Sources say Obama was hoping to persuade the king to be ready to show reciprocal gestures to Israel, which Washington has been pushing to halt settlements with the goal of advancing regional peace and the creation of a Palestinian state.

"The more time goes by, the more the Saudi meeting was a watershed event," said the former U.S. official who recently traveled to Riyadh. "It was the first time that President Obama as a senator, candidate, or president was not able to get almost anything or any movement using his personal power of persuasion."

"The bottom line is that the Saudis were not prepared," the former official continued, for Obama to ask them to take steps toward Israel. Obama changed his trip to go to Saudi Arabia, he pointed out.

"Senior sources in the Saudi national security team," he said, "think the president's trip was poorly prepared." From their perspective, "he was coming and asking them for big favors with no preparation," but "the Saudis never give big" in that situation.

The former official said that Ross has told associates that Obama was "upset" about the meeting "because he got nothing out of it." Ross didn't respond to a query.

The former official said Ross's move to the NSC was in discussion before the Riyadh summit. "But the meeting may have been 'the final straw,' he said. "People at the NSC will obviously strenuously dispute that, but Dennis Ross is saying it to everybody. That's his narrative about the NSC and I have heard it from a number of people."

Another official, speaking not for attribution, said last month that the 85-year-old Saudi monarch had launched a tirade during Obama's long meeting in Riyadh, and that other Saudi officials had later apologized to the U.S. president for the king's behavior. The official seemed to imply that the tirade was related to Israel, and that the king may be showing his age.

The Obama administration pushed back hard on those allegations about the meeting, and said furthermore that the sources could not know what went on. "It was a very small group of folks who planned that trip," a White House official said, disputing every aspect of the accounts. "The Saudi addition came on late."

The meeting included the two principals -- the king and Obama -- plus two advisors each, the White House official said. So "only four people" beyond the two leaders "know the real story," the White House official continued. "It was deliberately designed to continue building their relationship and not to bring home deliverables," and any source who says differently is "making things up."

Among those involved in the prep work, he said, were three top White House foreign-policy advisors: deputy national security advisor and chief of staff Mark Lippert, deputy national security advisor for strategic communications Denis McDonough, and White House counterterrorism chief John Brennan, who previously served as CIA station chief in Riyadh.

"I can't imagine Obama pressing the Israelis on settlements without expecting the Arabs to do something," University of Vermont Saudi and Persian Gulf expert F. Gregory Gause told Foreign Policy, while saying he had no specific knowledge about the meeting. "He is pushing the Israelis, but he wants to show that in pushing them, it's also bringing the Arabs closer" to peace with Israel. "He wants the Saudis to make some gesture to make it easier for the Israelis to stop settlements."

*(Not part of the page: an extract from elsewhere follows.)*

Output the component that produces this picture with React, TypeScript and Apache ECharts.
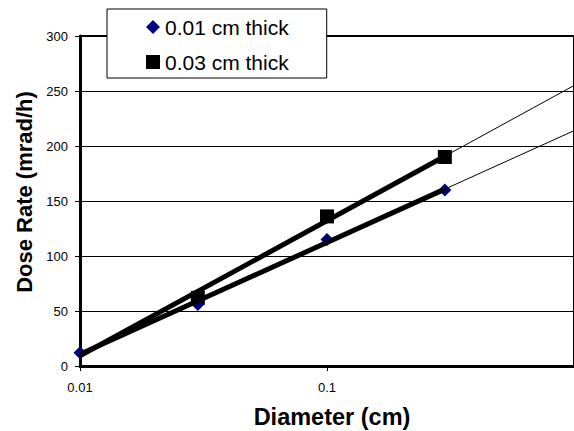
import React, { useEffect, useRef } from 'react';
import * as echarts from 'echarts';

const diameters = [0.01, 0.03, 0.1, 0.3];
const dose001 = [12, 56, 115, 160];
const dose003 = [12, 62, 136, 190];
const seriesNames = ['0.01 cm thick', '0.03 cm thick'];
const xRange = [0.01, 1];
const yRange = [0, 300];
const yStep = 50;
const xTitle = 'Diameter (cm)';
const yTitle = 'Dose Rate (mrad/h)';

const FONT = '"Liberation Sans", Arial, sans-serif';

// logarithmic trendline: y = a + b * log10(x)
function logFit(xs: number[], ys: number[]) {
  const lx = xs.map((x) => Math.log10(x));
  const n = lx.length;
  const mx = lx.reduce((s, v) => s + v, 0) / n;
  const my = ys.reduce((s, v) => s + v, 0) / n;
  let sxy = 0;
  let sxx = 0;
  for (let i = 0; i < n; i++) {
    sxy += (lx[i] - mx) * (ys[i] - my);
    sxx += (lx[i] - mx) * (lx[i] - mx);
  }
  const b = sxy / sxx;
  const a = my - b * mx;
  return (x: number) => a + b * Math.log10(x);
}

export default function App() {
  const ref = useRef<HTMLDivElement>(null);
  useEffect(() => {
    document.body.style.margin = '0';
    const chart = echarts.init(ref.current!, undefined, { renderer: 'svg' });
    const f1 = logFit(diameters, dose001);
    const f3 = logFit(diameters, dose003);
    const x0 = diameters[0];
    const xl = diameters[diameters.length - 1];
    const thick = { color: '#000', width: 5 };
    const thin = { color: '#000', width: 1 };
    chart.setOption({
      animation: false,
      grid: {
        left: 80,
        top: 36,
        bottom: 65,
        right: -4,
        show: true,
        borderColor: '#000',
        borderWidth: 2,
        backgroundColor: '#fff',
      },
      legend: {
        left: 107,
        top: 9,
        orient: 'vertical',
        align: 'left',
        padding: [7.5, 38, 5.5, 39],
        itemGap: 14,
        itemWidth: 14,
        itemHeight: 14,
        backgroundColor: '#fff',
        borderColor: '#000',
        borderWidth: 1,
        data: seriesNames,
        textStyle: { fontSize: 21, lineHeight: 21, color: '#000', fontFamily: FONT },
      },
      xAxis: {
        type: 'log',
        logBase: 10,
        min: xRange[0],
        max: xRange[1],
        axisLine: { show: true, lineStyle: { color: '#000', width: 3 } },
        axisTick: { show: true, length: 5, lineStyle: { color: '#000', width: 1 } },
        minorTick: { show: false },
        splitLine: { show: false },
        axisLabel: {
          showMaxLabel: false,
          margin: 15,
          fontSize: 13,
          color: '#000',
          fontFamily: FONT,
          formatter: (v: number) => String(+v.toPrecision(3)),
        },
      },
      yAxis: {
        type: 'value',
        min: yRange[0],
        max: yRange[1],
        interval: yStep,
        axisLine: { show: true, lineStyle: { color: '#000', width: 3 } },
        axisTick: { show: true, length: 5, lineStyle: { color: '#000', width: 1 } },
        splitLine: { show: true, lineStyle: { color: '#000', width: 1 } },
        axisLabel: { margin: 12, fontSize: 13, color: '#000', fontFamily: FONT },
      },
      graphic: [
        {
          type: 'text',
          x: 332,
          y: 417,
          style: {
            text: xTitle,
            fontSize: 23.5,
            fontWeight: 'bold',
            fontFamily: FONT,
            fill: '#000',
            align: 'center',
            verticalAlign: 'middle',
          },
        },
        {
          type: 'text',
          x: 24,
          y: 192,
          rotation: Math.PI / 2,
          style: {
            text: yTitle,
            fontSize: 22,
            fontWeight: 'bold',
            fontFamily: FONT,
            fill: '#000',
            align: 'center',
            verticalAlign: 'middle',
          },
        },
      ],
      series: [
        {
          name: seriesNames[1],
          type: 'scatter',
          symbol: 'rect',
          z: 2,
          itemStyle: { color: '#000', opacity: 1 },
          data: diameters.map((d, i) => ({ value: [d, dose003[i]], symbolSize: i === 0 ? 0 : 14 })),
        },
        {
          name: seriesNames[0],
          type: 'scatter',
          symbol: 'diamond',
          symbolSize: 13,
          z: 3,
          itemStyle: { color: '#000080', opacity: 1 },
          data: diameters.map((d, i) => [d, dose001[i]]),
        },
        {
          type: 'line',
          z: 4,
          symbol: 'none',
          lineStyle: thick,
          data: [[x0, f1(x0)], [xl, f1(xl)]],
        },
        {
          type: 'line',
          z: 4,
          symbol: 'none',
          lineStyle: thick,
          data: [[x0, f3(x0)], [xl, f3(xl)]],
        },
        {
          type: 'line',
          z: 4,
          symbol: 'none',
          lineStyle: thin,
          data: [[xl, f1(xl)], [xRange[1], f1(xRange[1])]],
        },
        {
          type: 'line',
          z: 4,
          symbol: 'none',
          lineStyle: thin,
          data: [[xl, f3(xl)], [xRange[1], f3(xRange[1])]],
        },
      ],
    });
    return () => chart.dispose();
  }, []);
  return <div ref={ref} style={{ width: 574, height: 431 }} />;
}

"And my reading of the Saudis," Gause continued, "is they are not interested. We can criticize. But their line on this is, ‘We have done that already and gotten nothing. We did that in 2002 with the Abdullah peace plan and renewed it in 2007, and got the entire Arab league to sign on. Now why do more? We did that and got nothing.'"

Former U.S. ambassador to Saudi Arabia Chas Freeman said he is not surprised there may have been different expectations for the meeting. "I spoke to the king's advisors on the topic not long after the meeting, and they thought it went extremely well," Freeman told Foreign Policy. However, Freeman continued, "From the American side, Washington has repeatedly misunderstood or been deluded about the Saudis on issues connected with Iran and Israel. The notion that somehow or other the Saudis will turn a blind eye to an Israeli strike on Iran -- it does not compute."

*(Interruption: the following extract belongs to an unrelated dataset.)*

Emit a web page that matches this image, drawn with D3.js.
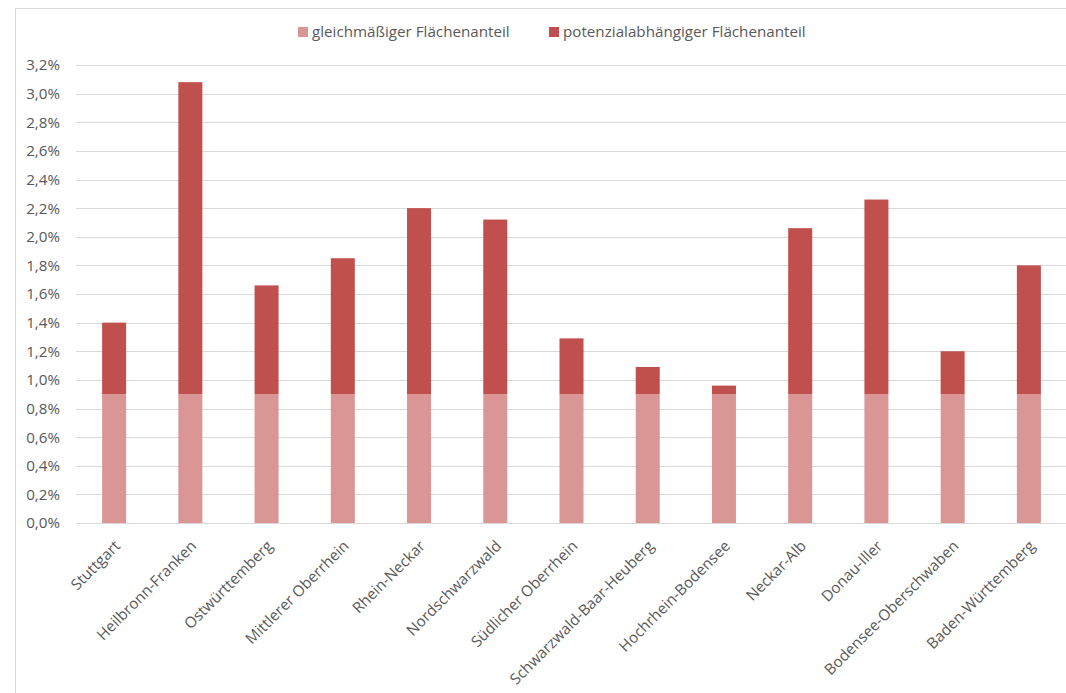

Freeman also said Riyadh would reject the idea that an Israeli halt in settlement building "would bring forward some gesture from the Arabs."

"They have been around this road again and again with Madrid and Oslo," Freeman said. The Saudi-led Arab peace initiative of 2002 is very carefully framed, he explained. "If the Israelis and Palestinians work out something mutually acceptable whatever it was ... then this would be rewarded by wholesale normalization of relations between the Arab world and Israel." But in Riyadh it's seen as a "bonus," Freeman continued, or an all-or-nothing proposition. "Not something to dicker over."

A Washington Middle East hand said on condition of anonymity that that may very well be the position of the Saudis, but it was not one that Washington had to accept as immutable and that Obama was perfectly wise to try to cultivate a relationship with the leadership and discuss these issues over time.

Obama's experience in Riyadh may be one factor prompting what some analysts see as recent adjustments and tonal shifts in the Obama administration's articulation of its Middle East policy.

"We don't know if sending more junior people before [Obama's] trip would have meant that the path would have been paved and everything would have been teed up for the presidential visit," said David Makovsky, senior fellow at the Washington Institute for Near East Policy and coauthor with Ross of a new book on U.S. policy toward the Middle East, Myths, Illusions and Peace: Finding a New Direction for America in the Middle East. It's perhaps possible that better prep work, he said, might have made Riyadh more amenable to a presidential request for tangible, confidence-building measures, or alternatively, that it would have tipped the White House off that the Saudis were prepared to offer nothing but "the back of their hand."

"If he'd known that in advance, the president would probably not have visited," Makovsky said.

He described Secretary of State Hillary Clinton's speech this week as demonstrating "a kind of recalibration of the Obama administration's approach," making clear that "the president has expectations on both sides," as opposed to chiefly on the Israelis to halt settlements.

"Progress toward peace cannot be the responsibility of the United States -- or Israel -- alone," Clinton said Wednesday. "Ending the conflict requires action on all sides.... Arab states have a responsibility to support the Palestinian Authority with words and deeds, to take steps to improve relations with Israel, and to prepare their publics to embrace peace and accept Israel's place in the region. The Saudi peace proposal, supported by more than 20 nations, was a positive step. But we believe that more is needed. So we are asking those who embrace the proposal to take meaningful steps now."

"When the secretary of state says she needs [Arab states'] help in word and deed and that the Arab peace initiative is just a beginning and there is much more to do," Makovsky said, "this administration is trying to resist easy characterizations that they are only leaning on one side."